Het oudste bericht over deze kerk dateert van 24 maart 1385 en komt voor in het archief van de St. Paulusabdij te Utrecht, waartoe de parochie behoorde: "De abt draagt aan de Aartspriester ten Dom voor Mr. Henricus van Rijn, Magister in Artibus, als pastoor voor de kerk in Barne, vroeger bezeten door Stephanus, gezegd Craen."

Vermoedelijk heeft Baarn gedurende langere tijd een periode van aanmerkelijke groei en welstand gekend, waarop de uitbreiding van de kerk en verhoging van de toren in 1479 kan wijzen. Doch twee jaar later werd het stadje door een ramp getroffen die het niet meer te boven zou komen.

In een van de telkens weer oplaaiende conflicten tussen 't Sticht en Holland werd Baarn op kerstavond van het jaar 1481 door vijandelijke krijgsbenden onder leiding van Joost van Lalaing verwoest. De Baarnse burgers, gewaarschuwd door de bloedige overval op Eemnes van enkele dagen tevoren, hadden zich in veiligheid gebracht binnen de muren van Amersfoort, maar de materiële verliezen waren zo groot - alleen de kerk en enkele huizen bleven gespaard - dat Baarn tot een onbetekenend dorp verviel. In het jaar 1506 telde het nog slechts 57 huizen en ongeveer 300 inwoners.

Er leken voor de bevolking betere tijden te zijn aangebroken toen onder keizer Karel V de regering over de verschillende delen onzer lage landen in één hand kwam en het afgelopen was met onderlinge verdeeldheid, oorlogjes en stroperijen.
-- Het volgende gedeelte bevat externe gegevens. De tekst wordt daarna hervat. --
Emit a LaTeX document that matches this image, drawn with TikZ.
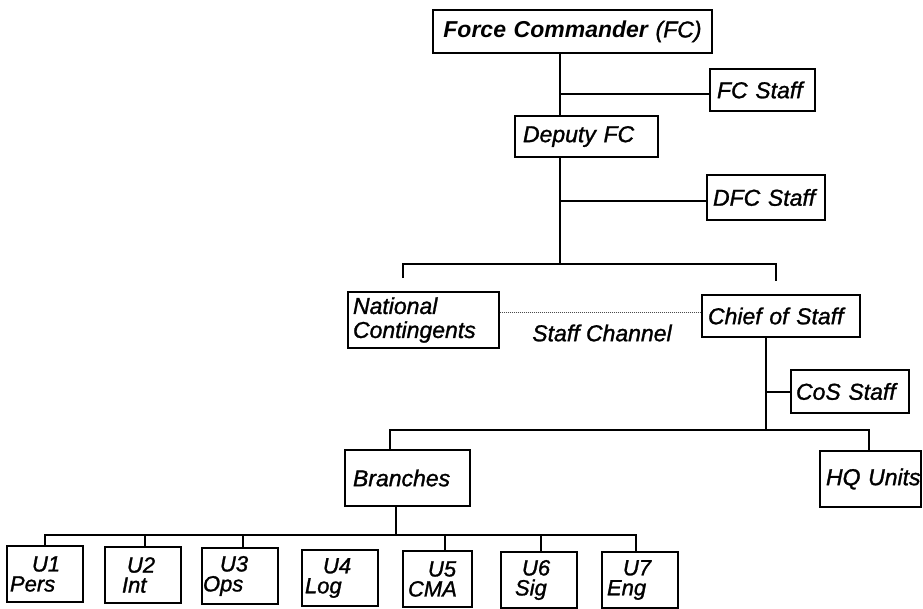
\documentclass[tikz,border=0pt]{standalone}
\usepackage{fontspec}
\setmainfont{Liberation Sans}[ItalicFeatures={FakeBold=1.2}]
\newcommand\indt[1]{\hspace*{#1pt}}
\begin{document}
\begin{tikzpicture}[x=1pt,y=-1pt,
  every node/.style={font=\fontsize{23}{24}\selectfont\itshape},
  box/.style={draw, line width=1.3pt, inner xsep=0pt, inner ysep=0pt, align=left},
  ubox/.style={box, text width=76pt, minimum height=56pt, font=\fontsize{22}{20}\selectfont\itshape},
  conn/.style={line width=1.4pt},
  chan/.style={line width=1pt, densely dotted, black!70}
]
\useasboundingbox (0,0) rectangle (923,608);

% boxes
\node[box, align=center, text width=279pt, minimum height=43pt] (FC) at (572.5,31.5) {\textbf{Force Commander} (FC)};
\node[box, text width=105pt, minimum height=42pt] (FCS) at (762.5,90) {\indt{7}\mbox{FC Staff}};
\node[box, text width=143pt, minimum height=41pt] (DFC) at (586.5,136.5) {\indt{8}\mbox{Deputy FC}};
\node[box, text width=118pt, minimum height=45pt] (DFCS) at (766,197.5) {\indt{6}\mbox{DFC Staff}};
\node[box, text width=151pt, minimum height=56pt] (NC) at (423.5,320) {\indt{5}National\\\indt{5}Contingents};
\node[box, text width=158pt, minimum height=42pt] (CoS) at (781,316) {\indt{6}\mbox{Chief of Staff}};
\node (SC) at (602,333) {Staff Channel};
\node[box, text width=118pt, minimum height=43pt] (CoSS) at (850,391.5) {\indt{5}\mbox{CoS Staff}};
\node[box, text width=125pt, minimum height=56pt] (Br) at (407.5,478) {\indt{8}Branches};
\node[box, text width=101pt, minimum height=56pt] (HQ) at (870.5,479) {\indt{6}\mbox{HQ Units}};

\node[ubox] (U1) at (45,574)    {\indt{25}U1\\\indt{3}Pers};
\node[ubox] (U2) at (143,575)   {\indt{22}U2\\\indt{17}Int};
\node[ubox] (U3) at (240,576)   {\indt{18}U3\\\indt{1}Ops};
\node[ubox] (U4) at (340,578)   {\indt{21}U4\\\indt{3}Log};
\node[ubox, text width=69pt] (U5) at (437.5,579) {\indt{25}U5\\\indt{5}CMA};
\node[ubox] (U6) at (539,580)   {\indt{21}U6\\\indt{14}Sig};
\node[ubox] (U7) at (640,580)   {\indt{21}U7\\\indt{5}Eng};

% junction points
\coordinate (jFC) at (560,94);
\coordinate (jD) at (560,201);
\coordinate (b1) at (560,264);
\coordinate (b1l) at (403,264);
\coordinate (b1r) at (776,264);
\coordinate (tNC) at (403,278);
\coordinate (tCoS) at (776,281);
\coordinate (dy) at (0,312);
\coordinate (jC) at (766,392);
\coordinate (b2) at (766,430);
\coordinate (b2l) at (390,430);
\coordinate (b2r) at (869,430);
\coordinate (b3) at (396,535);
\coordinate (b3l) at (45,535);
\coordinate (b3r) at (636,535);
\coordinate (d2) at (145,535);
\coordinate (d3) at (243,535);
\coordinate (d5) at (445,535);
\coordinate (d6) at (541,535);

% connectors
\draw[conn] (FC.south -| jFC) -- (DFC.north -| jFC);
\draw[conn] (jFC) -- (FCS.west |- jFC);
\draw[conn] (DFC.south -| jD) -- (b1);
\draw[conn] (jD) -- (DFCS.west |- jD);
\draw[conn] (tNC) -- (b1l) -- (b1r) -- (tCoS);
\draw[chan] (NC.east |- dy) -- (CoS.west |- dy);
\draw[conn] (CoS.south -| jC) -- (b2);
\draw[conn] (jC) -- (CoSS.west |- jC);
\draw[conn] (Br.north -| b2l) -- (b2l) -- (b2r) -- (HQ.north -| b2r);
\draw[conn] (Br.south -| b3) -- (b3);
\draw[conn] (U1.north -| b3l) -- (b3l) -- (b3r) -- (U7.north -| b3r);
\draw[conn] (d2) -- (U2.north -| d2);
\draw[conn] (d3) -- (U3.north -| d3);
\draw[conn] (d5) -- (U5.north -| d5);
\draw[conn] (d6) -- (U6.north -| d6);
\end{tikzpicture}
\end{document}
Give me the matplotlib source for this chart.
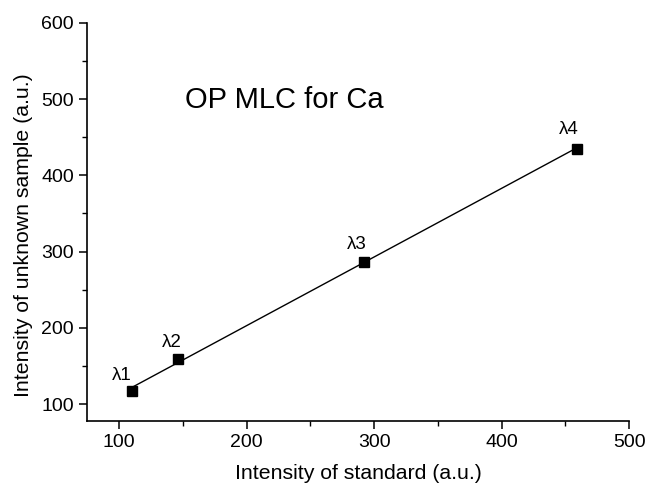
import numpy as np
import matplotlib
matplotlib.use("Agg")
import matplotlib.pyplot as plt
from matplotlib.ticker import MultipleLocator

plt.rcParams['font.family'] = ['Liberation Sans', 'DejaVu Sans']

labels = ["λ1", "λ2", "λ3", "λ4"]
x_std = [110, 146, 292, 459]
y_unk = [117, 159, 287, 435]
label_offsets = [(-7, 11), (-4, 12), (-5, 12), (-6, 14)]

fig = plt.figure(figsize=(6.46, 4.86), dpi=100)
ax = fig.add_axes([0.135, 0.134, 0.839, 0.819])

coef = np.polyfit(x_std, y_unk, 1)
xl = np.array([min(x_std), max(x_std)])
ax.plot(xl, np.polyval(coef, xl), color='black', lw=1.0, zorder=2)
ax.plot(x_std, y_unk, 's', color='black', markersize=7, zorder=3)

for lab, xv, yv, off in zip(labels, x_std, y_unk, label_offsets):
    ax.annotate(lab, (xv, yv), xytext=off, textcoords='offset points',
                ha='center', va='center', fontsize=13.5)

ax.text(0.18, 0.807, "OP MLC for Ca", transform=ax.transAxes, fontsize=21,
        ha='left', va='center')

ax.set_xlim(75, 500)
ax.set_ylim(78, 600)
ax.xaxis.set_major_locator(MultipleLocator(100))
ax.xaxis.set_minor_locator(MultipleLocator(50))
ax.yaxis.set_major_locator(MultipleLocator(100))
ax.yaxis.set_minor_locator(MultipleLocator(50))
for s in ['top', 'right']:
    ax.spines[s].set_visible(False)
for s in ['left', 'bottom']:
    ax.spines[s].set_linewidth(1.2)
ax.tick_params(which='major', direction='out', length=6, width=1.1, labelsize=14)
ax.tick_params(which='minor', direction='out', length=3.5, width=1.0)

ax.set_xlabel("Intensity of standard (a.u.)", fontsize=15.3)
ax.set_ylabel("Intensity of unknown sample (a.u.)", fontsize=15.3)
ax.xaxis.set_label_coords(0.5, -0.108)
ax.yaxis.set_label_coords(-0.100, 0.467)

fig.savefig("out.png", dpi=100)
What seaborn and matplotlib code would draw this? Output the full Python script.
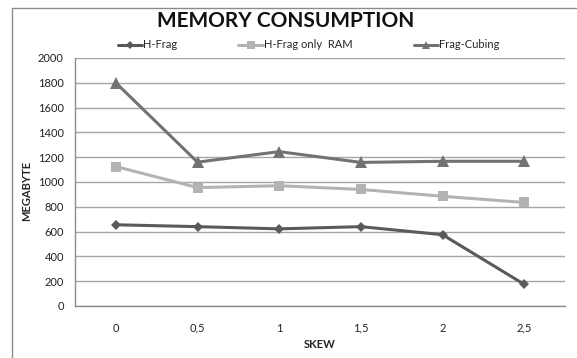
import matplotlib
matplotlib.use("Agg")
import matplotlib.pyplot as plt
from matplotlib.patches import Rectangle
from matplotlib.lines import Line2D
import seaborn as sns
import pandas as pd

skew_labels = ["0", "0,5", "1", "1,5", "2", "2,5"]
h_frag = [655, 640, 622, 640, 575, 175]
h_frag_ram = [1125, 955, 970, 940, 885, 835]
frag_cubing = [1800, 1160, 1245, 1158, 1167, 1167]
series_names = ["H-Frag", "H-Frag only  RAM", "Frag-Cubing"]

rows = []
for name, vals in zip(series_names, [h_frag, h_frag_ram, frag_cubing]):
    for i, v in enumerate(vals):
        rows.append({"pos": i, "value": v, "series": name})
df = pd.DataFrame(rows)

sns.set_style("white")
plt.rcParams["font.family"] = ["Lato", "DejaVu Sans"]

fig = plt.figure(figsize=(5.77, 3.58), dpi=100)
ax = fig.add_axes([75 / 577, 1 - 306 / 358, 490 / 577, 248 / 358])

palette = {"H-Frag": "#5a5a5a", "H-Frag only  RAM": "#b3b3b3", "Frag-Cubing": "#727272"}
markers = {"H-Frag": "D", "H-Frag only  RAM": "s", "Frag-Cubing": "^"}
sizes = {"H-Frag": 5, "H-Frag only  RAM": 7.5, "Frag-Cubing": 8}

sns.lineplot(data=df, x="pos", y="value", hue="series", style="series",
             palette=palette, markers=markers, dashes=False, linewidth=2.2,
             markersize=7, markeredgewidth=0, ax=ax, legend=False)
for line, name in zip(ax.get_lines(), series_names):
    line.set_markersize(sizes[name])

ax.set_xlim(-0.5, 5.5)
ax.set_ylim(0, 2000)
ax.set_yticks(range(0, 2001, 200))
ax.set_xticks(range(len(skew_labels)))
ax.set_xticklabels(skew_labels)
ax.yaxis.grid(True, color="#a6a6a6", linewidth=1)
ax.set_axisbelow(True)
for side in ["top", "right"]:
    ax.spines[side].set_visible(False)
for side in ["left", "bottom"]:
    ax.spines[side].set_color("#8c8c8c")
    ax.spines[side].set_linewidth(1)
ax.tick_params(axis="both", length=0, labelsize=8, colors="#222222")
ax.tick_params(axis="x", pad=12)
ax.tick_params(axis="y", pad=8)
ax.set_xlabel("SKEW", fontsize=8, fontweight="bold")
ax.set_ylabel("MEGABYTE", fontsize=8, fontweight="bold")
ax.xaxis.set_label_coords(0.5, -0.135)
ax.yaxis.set_label_coords(-0.088, 0.465)

handles = [Line2D([], [], color=palette[n], marker=markers[n], markersize=sizes[n] * 0.8,
                  markeredgewidth=0, linewidth=2.2) for n in series_names]
fig.legend(handles, series_names, loc="center", bbox_to_anchor=(0.535, 1 - 45 / 358),
           ncol=3, frameon=False, fontsize=8, handlelength=2.2, handletextpad=0.1,
           columnspacing=5.5)

fig.text(0.495, 1 - 21 / 358, "MEMORY CONSUMPTION", ha="center", va="center",
         fontsize=15, fontweight="bold", color="#111111")

fig.patches.append(Rectangle((12 / 577, -0.1), 1.2, 1 - 8 / 358 + 0.1,
                             transform=fig.transFigure, fill=False,
                             edgecolor="#8c8c8c", linewidth=1))

fig.savefig("out.png", dpi=100, facecolor="white")
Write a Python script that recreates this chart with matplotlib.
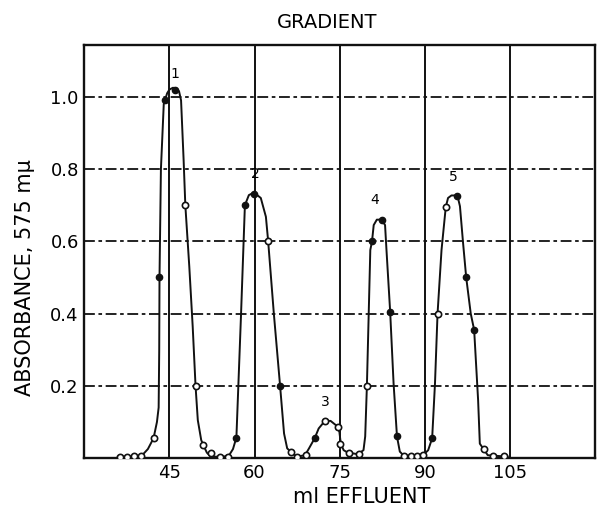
import matplotlib
matplotlib.use("Agg")
import matplotlib.pyplot as plt

# curve (ml effluent, absorbance)
curve_x = [35.9, 37.5, 39.0, 40.2, 41.2, 42.2, 42.8, 43.1, 43.2, 43.25, 43.5, 44.0,
           44.6, 45.0, 45.6, 46.2, 46.7, 47.05, 47.5, 47.8, 48.5, 49.1, 49.6, 50.0,
           50.6, 51.0, 51.6, 52.3, 54.6, 55.6, 56.2, 56.8, 57.6, 58.3, 59.0, 59.9,
           61.1, 62.0, 62.4, 63.4, 64.5, 65.2, 65.75, 66.35, 67.4, 68.9, 69.6, 70.6,
           71.3, 72.4, 73.4, 74.35, 74.95, 75.2, 75.7, 76.45, 78.2, 79.2, 79.5, 79.8,
           80.4, 80.7, 81.0, 81.55, 82.4, 83.0, 83.25, 83.9, 84.5, 85.1, 85.6, 86.4,
           89.7, 90.6, 91.3, 91.8, 92.25, 92.95, 93.7, 94.1, 94.7, 95.75, 96.2, 96.75,
           97.3, 98.1, 98.7, 99.4, 99.7, 100.4, 101.1, 104.6]
curve_y = [0.004, 0.004, 0.005, 0.008, 0.025, 0.055, 0.10, 0.14, 0.30, 0.50, 0.80, 0.98,
           1.01, 1.02, 1.025, 1.024, 1.015, 0.99, 0.825, 0.70, 0.53, 0.364, 0.20, 0.105,
           0.05, 0.035, 0.015, 0.004, 0.004, 0.01, 0.025, 0.057, 0.39, 0.70, 0.728, 0.735,
           0.72, 0.668, 0.60, 0.40, 0.20, 0.068, 0.027, 0.018, 0.004, 0.008, 0.027, 0.055,
           0.082, 0.103, 0.103, 0.091, 0.073, 0.04, 0.022, 0.015, 0.011, 0.022, 0.06, 0.20,
           0.576, 0.60, 0.645, 0.66, 0.66, 0.645, 0.576, 0.405, 0.207, 0.06, 0.018, 0.005,
           0.008, 0.022, 0.055, 0.207, 0.40, 0.576, 0.695, 0.72, 0.727, 0.727, 0.697, 0.595,
           0.50, 0.40, 0.355, 0.16, 0.04, 0.024, 0.008, 0.004]

# measured points, open circles
open_x = [36.3, 37.5, 38.7, 40.0, 42.2, 47.8, 49.6, 51.0, 52.3, 53.9, 55.3,
          62.4, 66.4, 67.5, 69.0, 72.4, 74.7, 75.1, 76.6, 78.4, 79.8,
          86.4, 87.6, 88.7, 89.7, 92.25, 93.7, 100.4, 102.0, 103.9]
open_y = [0.004, 0.004, 0.005, 0.006, 0.055, 0.70, 0.20, 0.035, 0.015, 0.004, 0.004,
          0.60, 0.016, 0.004, 0.008, 0.103, 0.085, 0.04, 0.015, 0.011, 0.20,
          0.005, 0.005, 0.005, 0.008, 0.40, 0.695, 0.024, 0.005, 0.005]

# measured points, filled circles
filled_x = [43.1, 44.2, 46.05, 56.8, 58.3, 59.9, 64.5, 70.6, 80.7, 82.4, 83.9, 85.1,
            91.3, 95.6, 97.3, 98.7]
filled_y = [0.50, 0.99, 1.02, 0.057, 0.70, 0.73, 0.20, 0.055, 0.60, 0.66, 0.405, 0.06,
            0.055, 0.725, 0.50, 0.355]

peak_labels = ["1", "2", "3", "4", "5"]
peak_x = [45.9, 60.2, 72.5, 81.2, 95.0]
peak_y = [1.045, 0.767, 0.135, 0.695, 0.76]

xticks = [45, 60, 75, 90, 105]
yticks = [0.2, 0.4, 0.6, 0.8, 1.0]
ytick_labels = ["0.2", "0.4", "0.6", "0.8", "1.0"]

fig = plt.figure(figsize=(5.98, 5.13), dpi=100)
ax = fig.add_axes([0.141, 0.107, 0.854, 0.805])

ax.set_xlim(30, 120)
ax.set_ylim(0, 1.143)

# grid: solid verticals, dashed horizontals
for x in xticks:
    ax.axvline(x, color="#111111", lw=1.4, zorder=1)
for y in yticks:
    ax.axhline(y, color="#111111", lw=1.3, ls=(0, (6, 2, 2, 2)), zorder=1)

ax.plot(curve_x, curve_y, color="#111111", lw=1.4, zorder=2)
ax.plot(open_x, open_y, "o", ms=4.5, mfc="white", mec="#111111", mew=1.2, zorder=3)
ax.plot(filled_x, filled_y, "o", ms=4.5, mfc="#111111", mec="#111111", zorder=3)

for lab, px, py in zip(peak_labels, peak_x, peak_y):
    ax.text(px, py, lab, ha="center", va="bottom", fontsize=10)

ax.set_xticks(xticks)
ax.set_yticks(yticks)
ax.set_yticklabels(ytick_labels)
ax.tick_params(length=0, labelsize=13, pad=4)
for s in ax.spines.values():
    s.set_linewidth(1.7)
    s.set_color("#111111")

fig.text(327 / 598, 1 - 23 / 513, "GRADIENT", ha="center", va="center", fontsize=14)
fig.text(362 / 598, 1 - 497 / 513, "ml EFFLUENT", ha="center", va="center", fontsize=15)
fig.text(25 / 598, 1 - 278 / 513, "ABSORBANCE, 575 m\u03bc", ha="center", va="center",
         rotation=90, fontsize=15)

fig.savefig("out.png", dpi=100)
Helaas deed zich al spoedig een nieuwe bron van scherpe tegenstellingen en verdeeldheid voor: de reformatie. De strijd van de eerste jaren der godsdiensttwisten heeft Baarn niet of nauwelijks geraakt, doch in de kerstnacht van 1580 werd de kerk te Baarn aan de katholieken ontnomen. Hoewel de uitoefening van de katholieke godsdienst werd verboden, de priesters werden bedreigd en vervolgd en de katholieken tot tweederangsburgers werden gedegradeerd met alle daaraan verbonden nadelen, bleef het grootste deel van de bevolking van Baarn haar godsdienst trouw. De Staten oefenden daarop nog meer druk uit, zodat de katholieke godsdienst nog slechts in het diepste geheim kon worden uitgeoefend. De missen werden in het geheim gevierd in een huis in de wijk Santvoort door 'ambulante missionarissen'. In 1666 werden Soest, Baarn en Santvoort tezamen een 'statie' (de Nederlanden waren toen immers missiegebied) met Joannes Hoegen als pastoor.